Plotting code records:
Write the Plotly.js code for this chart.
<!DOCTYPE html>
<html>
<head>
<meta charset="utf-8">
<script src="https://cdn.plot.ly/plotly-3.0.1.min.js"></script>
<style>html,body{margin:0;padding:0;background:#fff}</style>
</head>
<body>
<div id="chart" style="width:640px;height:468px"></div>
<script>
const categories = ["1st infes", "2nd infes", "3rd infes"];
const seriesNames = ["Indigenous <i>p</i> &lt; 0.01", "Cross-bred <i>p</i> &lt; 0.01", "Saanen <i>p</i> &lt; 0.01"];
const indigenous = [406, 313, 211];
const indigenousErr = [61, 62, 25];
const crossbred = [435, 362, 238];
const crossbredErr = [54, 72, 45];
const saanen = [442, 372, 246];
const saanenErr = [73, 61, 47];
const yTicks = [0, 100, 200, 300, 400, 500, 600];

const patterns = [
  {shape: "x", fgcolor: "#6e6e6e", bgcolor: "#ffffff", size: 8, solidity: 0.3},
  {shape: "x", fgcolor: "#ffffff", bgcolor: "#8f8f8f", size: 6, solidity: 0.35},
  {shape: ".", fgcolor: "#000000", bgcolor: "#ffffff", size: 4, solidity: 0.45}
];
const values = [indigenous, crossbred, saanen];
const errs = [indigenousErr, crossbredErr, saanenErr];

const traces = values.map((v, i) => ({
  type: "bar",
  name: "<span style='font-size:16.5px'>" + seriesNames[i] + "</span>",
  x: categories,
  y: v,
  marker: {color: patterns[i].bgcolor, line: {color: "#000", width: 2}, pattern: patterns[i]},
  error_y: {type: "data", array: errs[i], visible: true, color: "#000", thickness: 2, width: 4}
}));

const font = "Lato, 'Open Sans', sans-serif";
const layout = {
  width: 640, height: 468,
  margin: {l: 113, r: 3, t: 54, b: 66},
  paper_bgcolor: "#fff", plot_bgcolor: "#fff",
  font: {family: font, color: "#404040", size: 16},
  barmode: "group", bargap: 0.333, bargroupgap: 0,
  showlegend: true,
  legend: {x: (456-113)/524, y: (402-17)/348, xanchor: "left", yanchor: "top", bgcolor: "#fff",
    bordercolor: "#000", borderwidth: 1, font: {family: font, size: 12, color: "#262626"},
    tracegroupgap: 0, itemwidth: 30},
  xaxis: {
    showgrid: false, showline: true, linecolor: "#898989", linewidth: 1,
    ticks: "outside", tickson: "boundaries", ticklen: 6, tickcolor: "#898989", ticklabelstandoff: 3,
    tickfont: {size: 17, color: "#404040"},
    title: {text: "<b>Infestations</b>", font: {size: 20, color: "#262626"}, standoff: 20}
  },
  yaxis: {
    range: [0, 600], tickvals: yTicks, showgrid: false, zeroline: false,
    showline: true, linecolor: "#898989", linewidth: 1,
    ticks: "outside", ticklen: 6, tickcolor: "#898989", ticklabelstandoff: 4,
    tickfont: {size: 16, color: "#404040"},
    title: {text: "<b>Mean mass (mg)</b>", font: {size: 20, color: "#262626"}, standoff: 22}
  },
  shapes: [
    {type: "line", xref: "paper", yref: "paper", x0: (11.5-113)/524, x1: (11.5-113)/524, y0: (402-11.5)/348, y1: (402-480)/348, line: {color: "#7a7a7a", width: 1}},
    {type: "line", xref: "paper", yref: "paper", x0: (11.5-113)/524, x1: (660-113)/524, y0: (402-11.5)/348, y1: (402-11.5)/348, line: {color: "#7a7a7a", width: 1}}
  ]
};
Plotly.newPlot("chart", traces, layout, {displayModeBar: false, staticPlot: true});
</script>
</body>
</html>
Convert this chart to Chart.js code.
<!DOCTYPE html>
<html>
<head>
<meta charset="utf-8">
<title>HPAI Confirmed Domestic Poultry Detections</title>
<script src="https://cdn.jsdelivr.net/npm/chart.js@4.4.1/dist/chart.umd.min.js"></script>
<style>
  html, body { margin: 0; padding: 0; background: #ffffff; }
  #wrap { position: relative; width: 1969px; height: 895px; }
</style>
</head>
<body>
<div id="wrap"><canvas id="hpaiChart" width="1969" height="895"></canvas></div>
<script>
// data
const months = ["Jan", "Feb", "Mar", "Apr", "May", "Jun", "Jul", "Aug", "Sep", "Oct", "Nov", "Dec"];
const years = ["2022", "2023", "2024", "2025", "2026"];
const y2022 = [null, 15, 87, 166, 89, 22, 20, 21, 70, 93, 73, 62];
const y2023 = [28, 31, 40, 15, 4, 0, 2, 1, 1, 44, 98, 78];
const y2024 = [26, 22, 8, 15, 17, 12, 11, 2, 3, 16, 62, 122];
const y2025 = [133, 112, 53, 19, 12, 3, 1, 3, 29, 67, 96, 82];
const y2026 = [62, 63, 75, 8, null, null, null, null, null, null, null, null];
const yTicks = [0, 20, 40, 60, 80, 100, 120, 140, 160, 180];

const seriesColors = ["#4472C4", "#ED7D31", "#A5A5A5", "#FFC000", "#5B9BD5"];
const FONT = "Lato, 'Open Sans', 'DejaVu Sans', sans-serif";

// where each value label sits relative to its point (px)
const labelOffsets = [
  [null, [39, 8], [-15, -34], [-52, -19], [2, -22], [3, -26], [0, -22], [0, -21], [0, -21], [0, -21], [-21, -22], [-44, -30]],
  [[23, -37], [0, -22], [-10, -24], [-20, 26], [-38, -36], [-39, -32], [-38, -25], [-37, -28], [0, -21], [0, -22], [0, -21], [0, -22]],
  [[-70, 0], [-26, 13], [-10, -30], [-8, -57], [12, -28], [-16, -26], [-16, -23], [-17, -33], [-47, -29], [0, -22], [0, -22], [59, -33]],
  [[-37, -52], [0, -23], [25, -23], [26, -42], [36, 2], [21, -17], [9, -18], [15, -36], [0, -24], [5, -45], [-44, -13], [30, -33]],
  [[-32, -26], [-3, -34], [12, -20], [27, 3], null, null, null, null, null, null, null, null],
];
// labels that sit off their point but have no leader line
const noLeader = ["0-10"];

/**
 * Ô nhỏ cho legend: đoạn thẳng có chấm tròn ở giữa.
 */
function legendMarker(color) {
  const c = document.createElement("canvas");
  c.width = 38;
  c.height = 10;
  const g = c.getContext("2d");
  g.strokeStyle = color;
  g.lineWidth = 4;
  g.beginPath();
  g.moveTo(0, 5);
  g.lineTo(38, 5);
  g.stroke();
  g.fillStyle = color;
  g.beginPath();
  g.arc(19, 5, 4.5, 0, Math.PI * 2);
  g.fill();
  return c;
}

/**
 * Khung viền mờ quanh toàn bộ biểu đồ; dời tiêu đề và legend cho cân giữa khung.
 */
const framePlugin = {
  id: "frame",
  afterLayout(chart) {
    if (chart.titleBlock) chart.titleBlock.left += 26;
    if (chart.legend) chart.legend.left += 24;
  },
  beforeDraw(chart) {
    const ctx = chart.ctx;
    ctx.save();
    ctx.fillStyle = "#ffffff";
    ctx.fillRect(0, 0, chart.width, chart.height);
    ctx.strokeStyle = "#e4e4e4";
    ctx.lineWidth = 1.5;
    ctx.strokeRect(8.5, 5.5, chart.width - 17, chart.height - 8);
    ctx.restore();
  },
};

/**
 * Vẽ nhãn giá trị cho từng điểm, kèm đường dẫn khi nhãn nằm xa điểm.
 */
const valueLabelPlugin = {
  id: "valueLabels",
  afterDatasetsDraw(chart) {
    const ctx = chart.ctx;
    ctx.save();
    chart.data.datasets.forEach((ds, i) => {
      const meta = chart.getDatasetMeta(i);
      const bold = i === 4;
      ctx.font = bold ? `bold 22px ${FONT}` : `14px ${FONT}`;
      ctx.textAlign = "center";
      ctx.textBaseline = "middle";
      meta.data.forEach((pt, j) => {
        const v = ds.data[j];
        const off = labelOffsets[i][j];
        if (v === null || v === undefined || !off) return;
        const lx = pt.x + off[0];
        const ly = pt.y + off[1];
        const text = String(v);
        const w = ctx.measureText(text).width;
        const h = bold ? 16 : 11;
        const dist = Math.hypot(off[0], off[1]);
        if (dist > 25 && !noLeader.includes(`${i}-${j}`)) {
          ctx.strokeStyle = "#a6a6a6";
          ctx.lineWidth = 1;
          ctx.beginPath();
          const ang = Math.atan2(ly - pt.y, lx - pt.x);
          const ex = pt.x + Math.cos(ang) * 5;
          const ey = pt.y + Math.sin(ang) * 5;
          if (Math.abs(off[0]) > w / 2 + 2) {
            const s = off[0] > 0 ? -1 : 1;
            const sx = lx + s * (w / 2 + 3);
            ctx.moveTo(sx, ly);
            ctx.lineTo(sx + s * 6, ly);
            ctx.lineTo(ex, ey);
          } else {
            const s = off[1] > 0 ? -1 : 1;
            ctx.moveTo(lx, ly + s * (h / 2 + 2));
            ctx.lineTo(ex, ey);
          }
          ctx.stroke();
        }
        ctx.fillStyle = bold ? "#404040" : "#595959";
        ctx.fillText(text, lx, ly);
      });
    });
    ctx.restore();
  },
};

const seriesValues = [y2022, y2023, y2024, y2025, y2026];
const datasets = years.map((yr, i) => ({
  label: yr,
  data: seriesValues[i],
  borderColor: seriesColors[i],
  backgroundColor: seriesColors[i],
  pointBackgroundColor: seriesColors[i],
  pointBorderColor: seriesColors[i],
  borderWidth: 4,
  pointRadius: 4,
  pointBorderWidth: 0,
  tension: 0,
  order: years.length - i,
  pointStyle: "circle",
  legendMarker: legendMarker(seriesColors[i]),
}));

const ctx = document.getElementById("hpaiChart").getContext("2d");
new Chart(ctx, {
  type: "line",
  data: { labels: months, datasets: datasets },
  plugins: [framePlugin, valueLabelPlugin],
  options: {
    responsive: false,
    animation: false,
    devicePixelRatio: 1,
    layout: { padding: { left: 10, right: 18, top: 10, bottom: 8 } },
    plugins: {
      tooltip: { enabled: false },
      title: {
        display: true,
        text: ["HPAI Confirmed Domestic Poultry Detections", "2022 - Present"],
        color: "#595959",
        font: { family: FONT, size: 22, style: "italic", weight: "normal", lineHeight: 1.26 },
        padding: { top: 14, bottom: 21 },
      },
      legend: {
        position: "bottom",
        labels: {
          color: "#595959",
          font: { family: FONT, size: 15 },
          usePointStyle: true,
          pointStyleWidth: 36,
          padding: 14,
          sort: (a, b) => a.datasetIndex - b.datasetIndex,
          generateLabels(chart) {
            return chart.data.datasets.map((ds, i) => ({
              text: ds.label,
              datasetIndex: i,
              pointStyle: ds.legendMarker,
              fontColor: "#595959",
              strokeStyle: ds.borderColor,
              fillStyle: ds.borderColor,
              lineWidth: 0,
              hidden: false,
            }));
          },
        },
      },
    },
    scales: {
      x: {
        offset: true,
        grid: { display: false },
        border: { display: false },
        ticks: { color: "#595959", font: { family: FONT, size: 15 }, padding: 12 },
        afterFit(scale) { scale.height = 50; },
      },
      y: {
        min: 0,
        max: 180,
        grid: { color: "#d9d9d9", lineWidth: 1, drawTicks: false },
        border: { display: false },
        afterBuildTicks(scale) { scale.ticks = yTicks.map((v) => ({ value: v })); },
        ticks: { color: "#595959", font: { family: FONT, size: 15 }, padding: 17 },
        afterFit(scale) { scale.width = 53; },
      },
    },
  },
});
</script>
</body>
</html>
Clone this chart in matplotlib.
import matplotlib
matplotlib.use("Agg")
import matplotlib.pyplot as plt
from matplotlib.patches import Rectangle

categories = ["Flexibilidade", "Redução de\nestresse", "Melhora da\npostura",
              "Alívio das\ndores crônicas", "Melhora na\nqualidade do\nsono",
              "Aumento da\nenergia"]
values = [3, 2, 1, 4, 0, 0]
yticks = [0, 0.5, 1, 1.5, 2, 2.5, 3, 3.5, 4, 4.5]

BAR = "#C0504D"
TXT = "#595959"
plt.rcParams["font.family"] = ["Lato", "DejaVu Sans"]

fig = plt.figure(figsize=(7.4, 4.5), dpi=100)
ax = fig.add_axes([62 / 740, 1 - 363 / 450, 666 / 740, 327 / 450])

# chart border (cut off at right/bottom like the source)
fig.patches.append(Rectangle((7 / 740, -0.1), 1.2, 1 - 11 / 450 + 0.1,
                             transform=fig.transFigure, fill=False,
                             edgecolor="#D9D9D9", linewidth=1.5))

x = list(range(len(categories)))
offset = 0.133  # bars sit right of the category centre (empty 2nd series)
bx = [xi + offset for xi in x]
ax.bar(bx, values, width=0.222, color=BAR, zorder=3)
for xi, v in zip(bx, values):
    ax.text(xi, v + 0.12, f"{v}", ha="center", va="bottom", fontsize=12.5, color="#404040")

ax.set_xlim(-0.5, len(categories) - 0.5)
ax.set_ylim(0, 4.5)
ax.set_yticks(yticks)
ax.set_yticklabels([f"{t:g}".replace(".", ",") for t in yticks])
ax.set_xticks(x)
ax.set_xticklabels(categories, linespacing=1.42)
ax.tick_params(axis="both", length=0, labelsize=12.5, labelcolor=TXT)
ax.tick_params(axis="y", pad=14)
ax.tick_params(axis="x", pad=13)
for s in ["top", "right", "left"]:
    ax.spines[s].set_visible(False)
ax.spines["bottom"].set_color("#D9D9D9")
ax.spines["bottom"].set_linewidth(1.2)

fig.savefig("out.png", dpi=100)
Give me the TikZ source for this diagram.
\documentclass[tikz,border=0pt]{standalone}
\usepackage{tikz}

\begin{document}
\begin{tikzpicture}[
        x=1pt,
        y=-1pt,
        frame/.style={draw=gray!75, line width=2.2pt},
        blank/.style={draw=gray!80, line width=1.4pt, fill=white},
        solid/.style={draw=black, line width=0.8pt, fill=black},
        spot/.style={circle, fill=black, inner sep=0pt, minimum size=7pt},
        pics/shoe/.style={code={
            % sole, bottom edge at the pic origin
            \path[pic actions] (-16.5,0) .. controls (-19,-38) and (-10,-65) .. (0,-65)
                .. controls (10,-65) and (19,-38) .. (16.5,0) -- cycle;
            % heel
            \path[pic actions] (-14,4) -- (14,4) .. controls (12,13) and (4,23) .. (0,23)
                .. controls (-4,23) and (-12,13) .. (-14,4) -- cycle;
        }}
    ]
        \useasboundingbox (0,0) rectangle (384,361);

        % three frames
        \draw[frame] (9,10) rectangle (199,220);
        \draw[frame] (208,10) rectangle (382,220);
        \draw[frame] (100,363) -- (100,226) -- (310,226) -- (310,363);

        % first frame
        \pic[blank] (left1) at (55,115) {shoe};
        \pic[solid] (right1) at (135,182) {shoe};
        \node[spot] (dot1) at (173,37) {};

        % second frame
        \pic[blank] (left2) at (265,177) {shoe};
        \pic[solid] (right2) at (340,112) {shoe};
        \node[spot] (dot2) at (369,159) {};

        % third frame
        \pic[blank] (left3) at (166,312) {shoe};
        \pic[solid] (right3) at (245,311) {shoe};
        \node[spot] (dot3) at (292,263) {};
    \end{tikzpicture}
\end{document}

Problem requirements: Transcribe only, please, the lines from the first line of the records through the line with "const yTicks = [0, 100, 200, 300, 400, 500, 600];". Both of those lines are included.

Output:
Write the Plotly.js code for this chart.
<!DOCTYPE html>
<html>
<head>
<meta charset="utf-8">
<script src="https://cdn.plot.ly/plotly-3.0.1.min.js"></script>
<style>html,body{margin:0;padding:0;background:#fff}</style>
</head>
<body>
<div id="chart" style="width:640px;height:468px"></div>
<script>
const categories = ["1st infes", "2nd infes", "3rd infes"];
const seriesNames = ["Indigenous <i>p</i> &lt; 0.01", "Cross-bred <i>p</i> &lt; 0.01", "Saanen <i>p</i> &lt; 0.01"];
const indigenous = [406, 313, 211];
const indigenousErr = [61, 62, 25];
const crossbred = [435, 362, 238];
const crossbredErr = [54, 72, 45];
const saanen = [442, 372, 246];
const saanenErr = [73, 61, 47];
const yTicks = [0, 100, 200, 300, 400, 500, 600];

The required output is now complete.